One summer my friend across the alley, well, almost directly across, had a huge pile of dirt in his backyard when I went over to visit.  It just appeared there.  I think his dad brought dirt in to put in a lawn.  In the meantime we found the dirt good for digging; the big kids were not content to make roads for little toy cars, no, they dug a pit and ran a tunnel about 20 feet.  Actually they dug a pit with a trench, covered the trench with boards, then put dirt on top of everything.  Like a bunker, it had little pieces of wood sticking out of the walls with birthday candles for light.  I remember jumping through the tractor tire that formed the rim of the pit, then scrambling back to the rear of the tunnel.  Some damn mishap caused a parent to fill in our bunker, but not before Ronny, the big kid across the alley, gave me some tobacco rolling papers.  He didn’t tell me what they were originally for, but he said I could write notes on the little pages.  

 

Combing through SS Leopoldville documents

Old email messages:  I kept all in a folder.  The last time I heard from Bill Moomey was 3/7/2012.  Now he is dead. 

Bill was a close army buddy of Carl Ralph Bonde Jr., my uncle killed when the SS Leopoldville was sunk by a U-boat torpedo Christmas Eve, 1944.

 

Hi Daniel  I got on emeil today for the first time in several days.  Was happy to see that you had a bio of Carl on there.  I have read it and it is very interesting.  However, there is one thing that I wonder about.  You say that he was only five foot tall and barely a 100 pounds when he entered the army.  The Carl that I remember was about my size give or take an inch or two and a pound or two.I was 5′ 9″ and weighed in at around 165.  I never fekt like I was taller or heavier than Carl.  I don’t know how important that is but that is my memory.

 

What else is going on in your life?  We are hanging in there.
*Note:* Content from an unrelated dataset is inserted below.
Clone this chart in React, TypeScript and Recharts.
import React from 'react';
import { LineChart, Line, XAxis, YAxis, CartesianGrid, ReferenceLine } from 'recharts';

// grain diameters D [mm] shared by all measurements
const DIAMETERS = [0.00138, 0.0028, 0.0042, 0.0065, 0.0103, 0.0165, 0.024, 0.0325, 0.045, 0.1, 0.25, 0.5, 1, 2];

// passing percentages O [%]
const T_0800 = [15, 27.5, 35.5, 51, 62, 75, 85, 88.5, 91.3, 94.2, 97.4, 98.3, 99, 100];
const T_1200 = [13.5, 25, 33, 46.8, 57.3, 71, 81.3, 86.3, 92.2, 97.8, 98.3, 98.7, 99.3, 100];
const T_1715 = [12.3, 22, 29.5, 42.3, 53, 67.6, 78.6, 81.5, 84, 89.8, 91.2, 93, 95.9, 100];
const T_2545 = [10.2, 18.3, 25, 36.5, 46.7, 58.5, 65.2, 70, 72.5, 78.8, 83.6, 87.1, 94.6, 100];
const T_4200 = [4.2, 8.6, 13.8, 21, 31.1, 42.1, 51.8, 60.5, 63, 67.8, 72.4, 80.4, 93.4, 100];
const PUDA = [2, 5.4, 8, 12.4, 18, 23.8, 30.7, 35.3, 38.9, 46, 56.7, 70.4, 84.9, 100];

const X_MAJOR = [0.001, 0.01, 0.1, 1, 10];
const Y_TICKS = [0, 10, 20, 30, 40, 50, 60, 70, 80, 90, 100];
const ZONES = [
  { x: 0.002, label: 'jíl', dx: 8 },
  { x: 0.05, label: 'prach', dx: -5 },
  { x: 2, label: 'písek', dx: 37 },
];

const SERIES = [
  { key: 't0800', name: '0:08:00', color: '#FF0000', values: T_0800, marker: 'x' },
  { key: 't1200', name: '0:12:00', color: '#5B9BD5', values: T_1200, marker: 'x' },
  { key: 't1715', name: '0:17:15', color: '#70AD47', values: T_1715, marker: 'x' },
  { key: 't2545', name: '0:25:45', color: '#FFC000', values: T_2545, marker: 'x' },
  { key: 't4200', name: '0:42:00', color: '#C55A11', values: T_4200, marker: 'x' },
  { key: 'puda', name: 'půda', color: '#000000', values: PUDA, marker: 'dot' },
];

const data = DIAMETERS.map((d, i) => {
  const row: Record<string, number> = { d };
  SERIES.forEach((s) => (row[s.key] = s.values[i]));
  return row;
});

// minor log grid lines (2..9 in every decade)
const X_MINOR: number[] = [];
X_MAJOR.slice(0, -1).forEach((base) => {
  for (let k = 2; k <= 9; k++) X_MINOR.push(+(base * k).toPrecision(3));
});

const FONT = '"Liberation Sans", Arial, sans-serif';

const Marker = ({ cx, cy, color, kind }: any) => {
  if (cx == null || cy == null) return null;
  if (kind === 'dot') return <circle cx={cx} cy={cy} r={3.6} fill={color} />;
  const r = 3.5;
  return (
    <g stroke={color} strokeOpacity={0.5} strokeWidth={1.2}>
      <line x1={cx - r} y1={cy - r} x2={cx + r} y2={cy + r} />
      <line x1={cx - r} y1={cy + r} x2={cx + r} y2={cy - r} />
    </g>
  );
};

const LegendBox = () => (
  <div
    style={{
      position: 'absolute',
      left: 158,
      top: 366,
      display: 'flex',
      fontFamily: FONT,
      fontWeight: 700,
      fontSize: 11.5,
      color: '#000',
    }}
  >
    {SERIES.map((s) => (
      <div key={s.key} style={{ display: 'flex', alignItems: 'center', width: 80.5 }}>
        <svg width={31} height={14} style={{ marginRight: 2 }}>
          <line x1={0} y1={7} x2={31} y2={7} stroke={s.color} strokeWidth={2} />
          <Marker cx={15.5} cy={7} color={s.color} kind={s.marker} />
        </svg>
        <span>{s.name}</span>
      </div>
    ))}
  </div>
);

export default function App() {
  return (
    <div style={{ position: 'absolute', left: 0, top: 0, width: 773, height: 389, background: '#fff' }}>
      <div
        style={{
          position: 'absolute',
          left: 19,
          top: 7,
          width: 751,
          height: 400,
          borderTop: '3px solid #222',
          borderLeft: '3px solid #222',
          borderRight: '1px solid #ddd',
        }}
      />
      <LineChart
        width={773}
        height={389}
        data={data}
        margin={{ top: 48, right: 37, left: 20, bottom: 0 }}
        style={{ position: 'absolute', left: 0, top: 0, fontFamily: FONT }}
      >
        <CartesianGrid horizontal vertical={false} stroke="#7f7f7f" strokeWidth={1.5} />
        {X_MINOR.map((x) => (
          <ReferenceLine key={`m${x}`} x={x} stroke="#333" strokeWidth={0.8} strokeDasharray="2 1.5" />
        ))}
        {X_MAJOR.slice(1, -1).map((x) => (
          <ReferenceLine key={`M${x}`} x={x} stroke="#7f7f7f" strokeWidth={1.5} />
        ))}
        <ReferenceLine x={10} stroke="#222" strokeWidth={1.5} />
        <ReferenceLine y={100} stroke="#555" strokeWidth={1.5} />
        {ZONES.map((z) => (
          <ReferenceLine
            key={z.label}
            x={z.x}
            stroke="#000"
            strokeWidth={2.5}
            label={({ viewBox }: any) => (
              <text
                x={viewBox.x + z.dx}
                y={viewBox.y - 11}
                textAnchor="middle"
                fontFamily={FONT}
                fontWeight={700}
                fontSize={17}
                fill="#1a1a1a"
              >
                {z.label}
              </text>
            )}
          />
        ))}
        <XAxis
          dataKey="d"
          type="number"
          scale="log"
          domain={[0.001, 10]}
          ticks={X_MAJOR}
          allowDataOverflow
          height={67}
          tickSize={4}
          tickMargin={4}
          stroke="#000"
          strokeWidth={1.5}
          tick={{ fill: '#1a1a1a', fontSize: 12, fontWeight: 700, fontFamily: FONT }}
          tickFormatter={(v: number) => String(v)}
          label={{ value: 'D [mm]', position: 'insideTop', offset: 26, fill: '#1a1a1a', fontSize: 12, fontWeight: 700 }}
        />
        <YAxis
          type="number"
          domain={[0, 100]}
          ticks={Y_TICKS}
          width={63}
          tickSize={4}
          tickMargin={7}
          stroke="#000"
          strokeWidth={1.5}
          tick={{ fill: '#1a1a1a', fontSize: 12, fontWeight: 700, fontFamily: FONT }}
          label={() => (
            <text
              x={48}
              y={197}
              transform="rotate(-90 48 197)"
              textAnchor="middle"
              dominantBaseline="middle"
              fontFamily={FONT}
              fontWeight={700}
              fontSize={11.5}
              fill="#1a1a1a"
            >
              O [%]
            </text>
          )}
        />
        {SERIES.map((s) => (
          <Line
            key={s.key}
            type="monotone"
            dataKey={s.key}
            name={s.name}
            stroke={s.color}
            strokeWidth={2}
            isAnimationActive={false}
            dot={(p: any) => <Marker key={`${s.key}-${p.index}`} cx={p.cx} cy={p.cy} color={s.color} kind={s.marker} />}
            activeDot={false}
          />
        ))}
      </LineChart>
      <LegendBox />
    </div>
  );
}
Our age  is showing more all the time but we feel real blessed to be able to be in our own home and taking care of ourselves without outside help.  I was 88 last Sept. and Doris will be 88 in May.  When someone asks how are you doing I simply say slow and steady but good.  My sister who will be 95 in May moved into an assisted living facility last Saturday, and seems to be happy about that.

 

I guess I don’t have anything else to talk about so take care and keep in touch.